» **Given instruction**: Word for word, restate every line of the material.
-------- Raw data --------
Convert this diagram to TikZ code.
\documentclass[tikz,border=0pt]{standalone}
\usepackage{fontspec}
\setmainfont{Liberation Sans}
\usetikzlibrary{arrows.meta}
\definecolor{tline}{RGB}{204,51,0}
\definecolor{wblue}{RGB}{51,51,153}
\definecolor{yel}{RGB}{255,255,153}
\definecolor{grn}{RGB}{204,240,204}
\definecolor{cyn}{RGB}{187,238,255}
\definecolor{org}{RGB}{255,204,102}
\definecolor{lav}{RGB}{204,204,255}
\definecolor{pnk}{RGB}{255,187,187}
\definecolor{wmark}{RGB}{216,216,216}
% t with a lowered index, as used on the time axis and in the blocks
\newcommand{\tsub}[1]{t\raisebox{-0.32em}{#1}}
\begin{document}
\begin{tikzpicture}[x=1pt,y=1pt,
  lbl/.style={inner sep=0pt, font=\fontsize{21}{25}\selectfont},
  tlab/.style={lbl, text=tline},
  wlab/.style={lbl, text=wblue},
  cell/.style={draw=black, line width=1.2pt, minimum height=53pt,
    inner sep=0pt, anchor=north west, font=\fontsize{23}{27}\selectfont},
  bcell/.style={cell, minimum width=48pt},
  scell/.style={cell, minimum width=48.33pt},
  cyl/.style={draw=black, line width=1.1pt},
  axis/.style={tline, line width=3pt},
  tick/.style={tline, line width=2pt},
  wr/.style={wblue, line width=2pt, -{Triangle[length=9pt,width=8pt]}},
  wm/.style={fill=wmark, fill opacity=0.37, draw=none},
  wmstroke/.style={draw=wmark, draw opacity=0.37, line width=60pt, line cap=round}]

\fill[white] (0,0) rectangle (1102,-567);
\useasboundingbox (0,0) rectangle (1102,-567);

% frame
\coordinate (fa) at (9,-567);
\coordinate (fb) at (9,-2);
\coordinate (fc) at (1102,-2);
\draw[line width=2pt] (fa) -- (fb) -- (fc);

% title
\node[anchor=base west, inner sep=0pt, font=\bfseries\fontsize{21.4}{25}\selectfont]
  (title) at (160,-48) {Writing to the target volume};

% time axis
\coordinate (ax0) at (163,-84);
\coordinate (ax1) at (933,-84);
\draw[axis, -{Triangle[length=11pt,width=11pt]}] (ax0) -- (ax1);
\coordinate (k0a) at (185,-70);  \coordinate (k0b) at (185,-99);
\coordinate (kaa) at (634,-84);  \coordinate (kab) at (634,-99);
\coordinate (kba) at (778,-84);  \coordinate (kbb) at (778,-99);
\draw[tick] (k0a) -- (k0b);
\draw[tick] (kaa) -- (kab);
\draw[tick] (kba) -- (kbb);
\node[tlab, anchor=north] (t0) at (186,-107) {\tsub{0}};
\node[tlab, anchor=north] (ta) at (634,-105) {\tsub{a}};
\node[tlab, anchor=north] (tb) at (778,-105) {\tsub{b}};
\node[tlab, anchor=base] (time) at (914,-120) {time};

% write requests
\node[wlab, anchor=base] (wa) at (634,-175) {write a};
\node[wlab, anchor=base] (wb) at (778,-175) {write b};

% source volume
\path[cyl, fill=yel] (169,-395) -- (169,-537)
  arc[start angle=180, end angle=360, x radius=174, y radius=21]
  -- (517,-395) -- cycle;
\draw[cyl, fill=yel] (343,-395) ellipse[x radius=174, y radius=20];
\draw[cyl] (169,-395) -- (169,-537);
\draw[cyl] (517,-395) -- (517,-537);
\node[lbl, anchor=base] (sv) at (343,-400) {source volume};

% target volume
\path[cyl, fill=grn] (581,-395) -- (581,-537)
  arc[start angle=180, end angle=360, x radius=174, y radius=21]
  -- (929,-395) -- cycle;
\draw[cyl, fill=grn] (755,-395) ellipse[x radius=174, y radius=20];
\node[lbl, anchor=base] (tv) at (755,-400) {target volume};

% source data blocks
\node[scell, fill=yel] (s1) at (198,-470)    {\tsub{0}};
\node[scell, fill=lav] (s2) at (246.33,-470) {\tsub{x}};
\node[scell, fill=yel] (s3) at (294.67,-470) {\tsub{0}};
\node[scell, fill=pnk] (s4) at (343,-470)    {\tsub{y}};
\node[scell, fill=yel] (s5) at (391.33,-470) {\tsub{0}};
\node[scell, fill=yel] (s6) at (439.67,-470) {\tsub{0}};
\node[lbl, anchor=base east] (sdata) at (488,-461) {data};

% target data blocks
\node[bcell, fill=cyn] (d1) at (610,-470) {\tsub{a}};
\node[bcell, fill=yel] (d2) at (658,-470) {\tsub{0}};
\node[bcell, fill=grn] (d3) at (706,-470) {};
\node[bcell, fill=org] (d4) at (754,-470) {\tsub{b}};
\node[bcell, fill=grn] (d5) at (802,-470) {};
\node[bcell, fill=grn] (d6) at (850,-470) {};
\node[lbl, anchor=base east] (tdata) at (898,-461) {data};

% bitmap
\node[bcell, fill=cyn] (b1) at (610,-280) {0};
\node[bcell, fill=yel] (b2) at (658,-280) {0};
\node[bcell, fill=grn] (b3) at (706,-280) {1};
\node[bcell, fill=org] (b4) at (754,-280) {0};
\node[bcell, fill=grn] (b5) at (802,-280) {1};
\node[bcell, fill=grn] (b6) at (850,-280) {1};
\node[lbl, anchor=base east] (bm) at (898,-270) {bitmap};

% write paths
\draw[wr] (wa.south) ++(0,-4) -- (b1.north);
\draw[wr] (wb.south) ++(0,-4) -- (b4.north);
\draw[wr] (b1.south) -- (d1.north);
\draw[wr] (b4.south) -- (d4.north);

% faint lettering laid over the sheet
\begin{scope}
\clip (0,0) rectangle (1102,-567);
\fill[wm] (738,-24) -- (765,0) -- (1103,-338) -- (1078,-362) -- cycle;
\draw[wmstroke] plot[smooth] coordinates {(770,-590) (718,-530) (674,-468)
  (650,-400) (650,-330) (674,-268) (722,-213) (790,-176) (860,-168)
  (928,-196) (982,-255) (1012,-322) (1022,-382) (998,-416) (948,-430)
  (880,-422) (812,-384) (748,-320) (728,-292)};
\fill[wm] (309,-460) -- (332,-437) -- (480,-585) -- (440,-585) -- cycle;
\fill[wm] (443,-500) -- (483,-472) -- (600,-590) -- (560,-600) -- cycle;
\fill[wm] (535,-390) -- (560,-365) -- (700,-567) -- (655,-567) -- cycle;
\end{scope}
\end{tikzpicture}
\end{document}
--------
» **Exercise solution**:
Convert this diagram to TikZ code.
\documentclass[tikz,border=0pt]{standalone}
\usepackage{fontspec}
\setmainfont{Liberation Sans}
\usetikzlibrary{arrows.meta}
\definecolor{tline}{RGB}{204,51,0}
\definecolor{wblue}{RGB}{51,51,153}
\definecolor{yel}{RGB}{255,255,153}
\definecolor{grn}{RGB}{204,240,204}
\definecolor{cyn}{RGB}{187,238,255}
\definecolor{org}{RGB}{255,204,102}
\definecolor{lav}{RGB}{204,204,255}
\definecolor{pnk}{RGB}{255,187,187}
\definecolor{wmark}{RGB}{216,216,216}
% t with a lowered index, as used on the time axis and in the blocks
\newcommand{\tsub}[1]{t\raisebox{-0.32em}{#1}}
\begin{document}
\begin{tikzpicture}[x=1pt,y=1pt,
  lbl/.style={inner sep=0pt, font=\fontsize{21}{25}\selectfont},
  tlab/.style={lbl, text=tline},
  wlab/.style={lbl, text=wblue},
  cell/.style={draw=black, line width=1.2pt, minimum height=53pt,
    inner sep=0pt, anchor=north west, font=\fontsize{23}{27}\selectfont},
  bcell/.style={cell, minimum width=48pt},
  scell/.style={cell, minimum width=48.33pt},
  cyl/.style={draw=black, line width=1.1pt},
  axis/.style={tline, line width=3pt},
  tick/.style={tline, line width=2pt},
  wr/.style={wblue, line width=2pt, -{Triangle[length=9pt,width=8pt]}},
  wm/.style={fill=wmark, fill opacity=0.37, draw=none},
  wmstroke/.style={draw=wmark, draw opacity=0.37, line width=60pt, line cap=round}]

\fill[white] (0,0) rectangle (1102,-567);
\useasboundingbox (0,0) rectangle (1102,-567);

% frame
\coordinate (fa) at (9,-567);
\coordinate (fb) at (9,-2);
\coordinate (fc) at (1102,-2);
\draw[line width=2pt] (fa) -- (fb) -- (fc);

% title
\node[anchor=base west, inner sep=0pt, font=\bfseries\fontsize{21.4}{25}\selectfont]
  (title) at (160,-48) {Writing to the target volume};

% time axis
\coordinate (ax0) at (163,-84);
\coordinate (ax1) at (933,-84);
\draw[axis, -{Triangle[length=11pt,width=11pt]}] (ax0) -- (ax1);
\coordinate (k0a) at (185,-70);  \coordinate (k0b) at (185,-99);
\coordinate (kaa) at (634,-84);  \coordinate (kab) at (634,-99);
\coordinate (kba) at (778,-84);  \coordinate (kbb) at (778,-99);
\draw[tick] (k0a) -- (k0b);
\draw[tick] (kaa) -- (kab);
\draw[tick] (kba) -- (kbb);
\node[tlab, anchor=north] (t0) at (186,-107) {\tsub{0}};
\node[tlab, anchor=north] (ta) at (634,-105) {\tsub{a}};
\node[tlab, anchor=north] (tb) at (778,-105) {\tsub{b}};
\node[tlab, anchor=base] (time) at (914,-120) {time};

% write requests
\node[wlab, anchor=base] (wa) at (634,-175) {write a};
\node[wlab, anchor=base] (wb) at (778,-175) {write b};

% source volume
\path[cyl, fill=yel] (169,-395) -- (169,-537)
  arc[start angle=180, end angle=360, x radius=174, y radius=21]
  -- (517,-395) -- cycle;
\draw[cyl, fill=yel] (343,-395) ellipse[x radius=174, y radius=20];
\draw[cyl] (169,-395) -- (169,-537);
\draw[cyl] (517,-395) -- (517,-537);
\node[lbl, anchor=base] (sv) at (343,-400) {source volume};

% target volume
\path[cyl, fill=grn] (581,-395) -- (581,-537)
  arc[start angle=180, end angle=360, x radius=174, y radius=21]
  -- (929,-395) -- cycle;
\draw[cyl, fill=grn] (755,-395) ellipse[x radius=174, y radius=20];
\node[lbl, anchor=base] (tv) at (755,-400) {target volume};

% source data blocks
\node[scell, fill=yel] (s1) at (198,-470)    {\tsub{0}};
\node[scell, fill=lav] (s2) at (246.33,-470) {\tsub{x}};
\node[scell, fill=yel] (s3) at (294.67,-470) {\tsub{0}};
\node[scell, fill=pnk] (s4) at (343,-470)    {\tsub{y}};
\node[scell, fill=yel] (s5) at (391.33,-470) {\tsub{0}};
\node[scell, fill=yel] (s6) at (439.67,-470) {\tsub{0}};
\node[lbl, anchor=base east] (sdata) at (488,-461) {data};

% target data blocks
\node[bcell, fill=cyn] (d1) at (610,-470) {\tsub{a}};
\node[bcell, fill=yel] (d2) at (658,-470) {\tsub{0}};
\node[bcell, fill=grn] (d3) at (706,-470) {};
\node[bcell, fill=org] (d4) at (754,-470) {\tsub{b}};
\node[bcell, fill=grn] (d5) at (802,-470) {};
\node[bcell, fill=grn] (d6) at (850,-470) {};
\node[lbl, anchor=base east] (tdata) at (898,-461) {data};

% bitmap
\node[bcell, fill=cyn] (b1) at (610,-280) {0};
\node[bcell, fill=yel] (b2) at (658,-280) {0};
\node[bcell, fill=grn] (b3) at (706,-280) {1};
\node[bcell, fill=org] (b4) at (754,-280) {0};
\node[bcell, fill=grn] (b5) at (802,-280) {1};
\node[bcell, fill=grn] (b6) at (850,-280) {1};
\node[lbl, anchor=base east] (bm) at (898,-270) {bitmap};

% write paths
\draw[wr] (wa.south) ++(0,-4) -- (b1.north);
\draw[wr] (wb.south) ++(0,-4) -- (b4.north);
\draw[wr] (b1.south) -- (d1.north);
\draw[wr] (b4.south) -- (d4.north);

% faint lettering laid over the sheet
\begin{scope}
\clip (0,0) rectangle (1102,-567);
\fill[wm] (738,-24) -- (765,0) -- (1103,-338) -- (1078,-362) -- cycle;
\draw[wmstroke] plot[smooth] coordinates {(770,-590) (718,-530) (674,-468)
  (650,-400) (650,-330) (674,-268) (722,-213) (790,-176) (860,-168)
  (928,-196) (982,-255) (1012,-322) (1022,-382) (998,-416) (948,-430)
  (880,-422) (812,-384) (748,-320) (728,-292)};
\fill[wm] (309,-460) -- (332,-437) -- (480,-585) -- (440,-585) -- cycle;
\fill[wm] (443,-500) -- (483,-472) -- (600,-590) -- (560,-600) -- cycle;
\fill[wm] (535,-390) -- (560,-365) -- (700,-567) -- (655,-567) -- cycle;
\end{scope}
\end{tikzpicture}
\end{document}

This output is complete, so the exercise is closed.